# Task goal:
Locate the string "this" throughout the material and copy every line in which it occurs.
* start Provided entries *
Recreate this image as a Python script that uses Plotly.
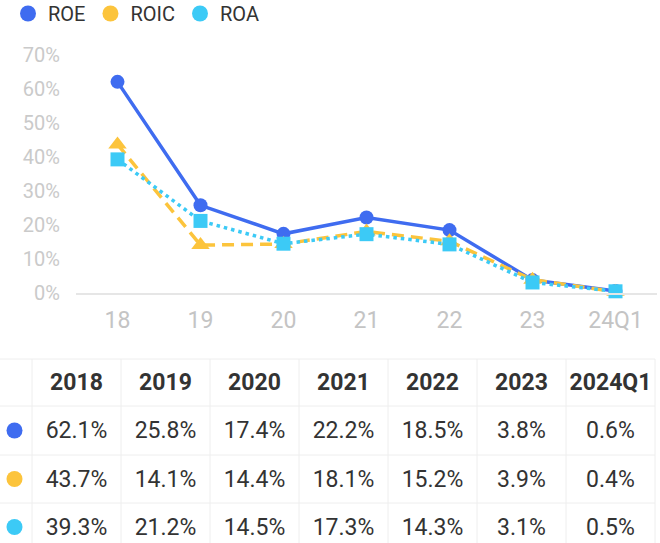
* end Provided entries *
* start Provided entries *
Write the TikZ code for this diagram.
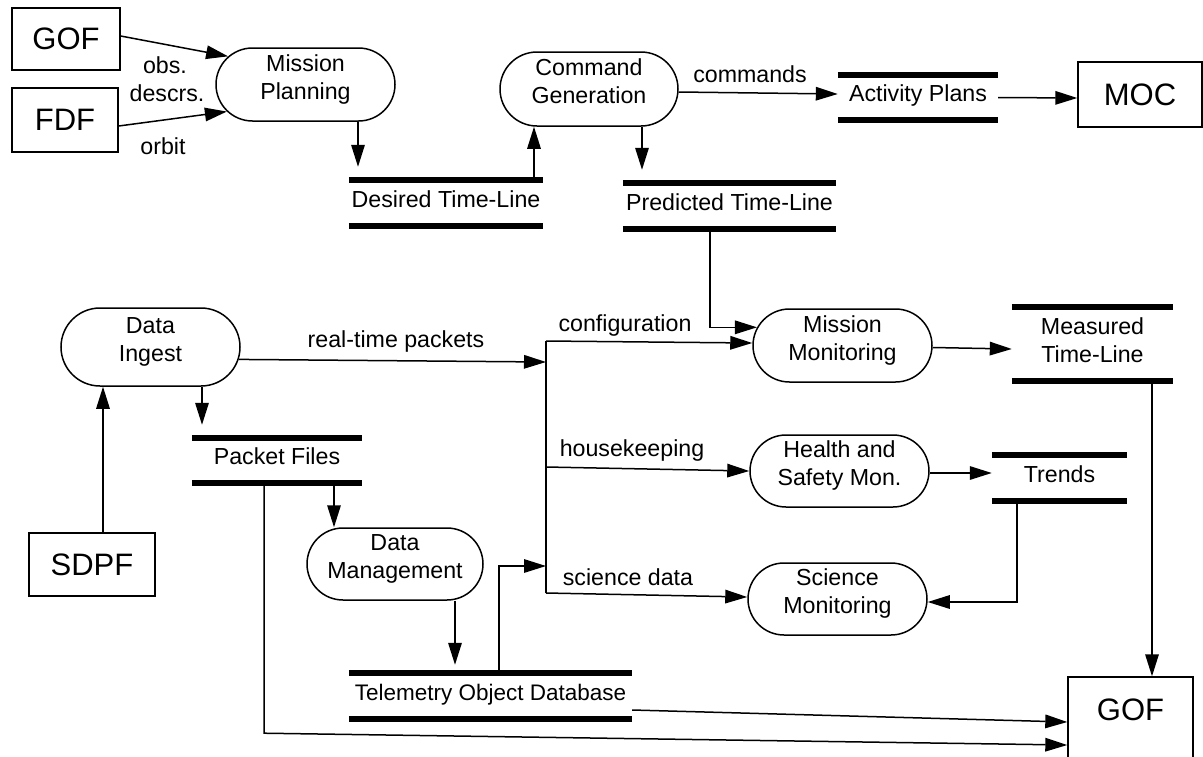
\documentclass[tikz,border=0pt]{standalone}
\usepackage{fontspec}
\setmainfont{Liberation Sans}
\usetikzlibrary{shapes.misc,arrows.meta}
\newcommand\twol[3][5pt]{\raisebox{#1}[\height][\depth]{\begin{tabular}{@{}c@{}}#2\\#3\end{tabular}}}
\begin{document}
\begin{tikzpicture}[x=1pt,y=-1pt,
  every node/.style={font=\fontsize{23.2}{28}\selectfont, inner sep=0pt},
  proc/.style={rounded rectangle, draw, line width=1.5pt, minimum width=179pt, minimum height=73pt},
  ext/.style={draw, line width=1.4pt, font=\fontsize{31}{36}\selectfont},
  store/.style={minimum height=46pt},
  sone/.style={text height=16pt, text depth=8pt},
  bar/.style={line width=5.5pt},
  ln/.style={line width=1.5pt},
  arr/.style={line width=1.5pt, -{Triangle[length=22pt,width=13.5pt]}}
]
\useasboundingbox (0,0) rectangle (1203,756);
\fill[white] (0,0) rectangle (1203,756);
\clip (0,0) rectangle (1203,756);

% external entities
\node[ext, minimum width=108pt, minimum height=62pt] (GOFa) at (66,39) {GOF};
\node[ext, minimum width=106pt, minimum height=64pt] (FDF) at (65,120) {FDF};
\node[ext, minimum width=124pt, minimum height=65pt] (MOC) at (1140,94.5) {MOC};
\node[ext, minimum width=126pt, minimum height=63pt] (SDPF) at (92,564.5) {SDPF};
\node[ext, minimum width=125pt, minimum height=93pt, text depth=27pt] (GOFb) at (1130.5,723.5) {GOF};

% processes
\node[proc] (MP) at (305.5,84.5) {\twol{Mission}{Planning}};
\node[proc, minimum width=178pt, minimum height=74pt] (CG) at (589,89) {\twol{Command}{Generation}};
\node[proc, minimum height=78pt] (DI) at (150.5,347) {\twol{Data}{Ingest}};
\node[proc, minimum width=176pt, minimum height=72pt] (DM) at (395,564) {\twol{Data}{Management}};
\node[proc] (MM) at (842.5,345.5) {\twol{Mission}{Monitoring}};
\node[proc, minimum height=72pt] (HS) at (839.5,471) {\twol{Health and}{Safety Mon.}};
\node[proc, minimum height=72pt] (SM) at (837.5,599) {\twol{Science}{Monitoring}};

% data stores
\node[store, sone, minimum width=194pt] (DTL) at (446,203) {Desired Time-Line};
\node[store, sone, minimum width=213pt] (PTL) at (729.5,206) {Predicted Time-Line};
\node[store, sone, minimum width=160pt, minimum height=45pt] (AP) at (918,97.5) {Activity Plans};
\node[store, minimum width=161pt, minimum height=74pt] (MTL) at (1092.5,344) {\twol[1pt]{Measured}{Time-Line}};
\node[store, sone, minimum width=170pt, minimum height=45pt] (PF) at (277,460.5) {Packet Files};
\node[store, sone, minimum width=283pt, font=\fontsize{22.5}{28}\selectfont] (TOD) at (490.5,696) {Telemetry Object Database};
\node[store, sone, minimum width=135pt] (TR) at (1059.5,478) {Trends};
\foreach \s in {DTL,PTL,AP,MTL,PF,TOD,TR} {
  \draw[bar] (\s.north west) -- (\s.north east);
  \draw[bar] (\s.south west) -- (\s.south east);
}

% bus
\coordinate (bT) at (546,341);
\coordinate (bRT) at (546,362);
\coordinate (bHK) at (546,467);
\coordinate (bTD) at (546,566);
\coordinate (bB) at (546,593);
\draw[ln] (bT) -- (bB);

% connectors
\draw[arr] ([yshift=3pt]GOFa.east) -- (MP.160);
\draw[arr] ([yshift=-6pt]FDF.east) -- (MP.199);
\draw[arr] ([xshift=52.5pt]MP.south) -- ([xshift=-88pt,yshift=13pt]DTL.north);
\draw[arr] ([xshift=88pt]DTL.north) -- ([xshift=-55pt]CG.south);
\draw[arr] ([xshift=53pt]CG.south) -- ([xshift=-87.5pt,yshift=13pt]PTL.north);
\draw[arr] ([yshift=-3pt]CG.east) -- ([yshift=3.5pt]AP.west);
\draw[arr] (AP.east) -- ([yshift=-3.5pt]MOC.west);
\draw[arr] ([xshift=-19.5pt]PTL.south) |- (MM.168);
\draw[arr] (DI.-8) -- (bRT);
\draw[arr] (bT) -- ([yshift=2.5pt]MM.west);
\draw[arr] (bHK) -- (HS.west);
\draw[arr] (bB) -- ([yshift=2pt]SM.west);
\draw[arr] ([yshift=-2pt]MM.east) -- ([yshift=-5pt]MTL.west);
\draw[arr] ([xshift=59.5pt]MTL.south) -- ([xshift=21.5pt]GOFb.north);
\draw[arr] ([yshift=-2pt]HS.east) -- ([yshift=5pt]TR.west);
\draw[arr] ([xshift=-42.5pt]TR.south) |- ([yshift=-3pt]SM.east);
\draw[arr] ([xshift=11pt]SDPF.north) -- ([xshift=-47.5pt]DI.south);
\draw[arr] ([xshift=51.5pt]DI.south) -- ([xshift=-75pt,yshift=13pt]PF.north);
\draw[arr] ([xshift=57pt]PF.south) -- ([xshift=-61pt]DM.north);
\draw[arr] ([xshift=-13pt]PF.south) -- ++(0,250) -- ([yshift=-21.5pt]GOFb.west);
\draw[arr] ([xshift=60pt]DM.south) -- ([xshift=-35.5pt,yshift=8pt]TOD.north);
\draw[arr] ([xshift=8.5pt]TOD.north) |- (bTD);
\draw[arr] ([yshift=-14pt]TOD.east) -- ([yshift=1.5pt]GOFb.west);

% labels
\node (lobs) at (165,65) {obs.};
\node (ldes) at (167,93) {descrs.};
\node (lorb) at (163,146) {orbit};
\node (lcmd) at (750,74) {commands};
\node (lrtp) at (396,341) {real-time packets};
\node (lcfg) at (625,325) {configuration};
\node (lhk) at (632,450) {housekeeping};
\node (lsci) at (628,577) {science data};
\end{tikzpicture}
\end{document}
* end Provided entries *
# Exercise response:
Recreate this image as a Python script that uses Plotly.
Write the TikZ code for this diagram.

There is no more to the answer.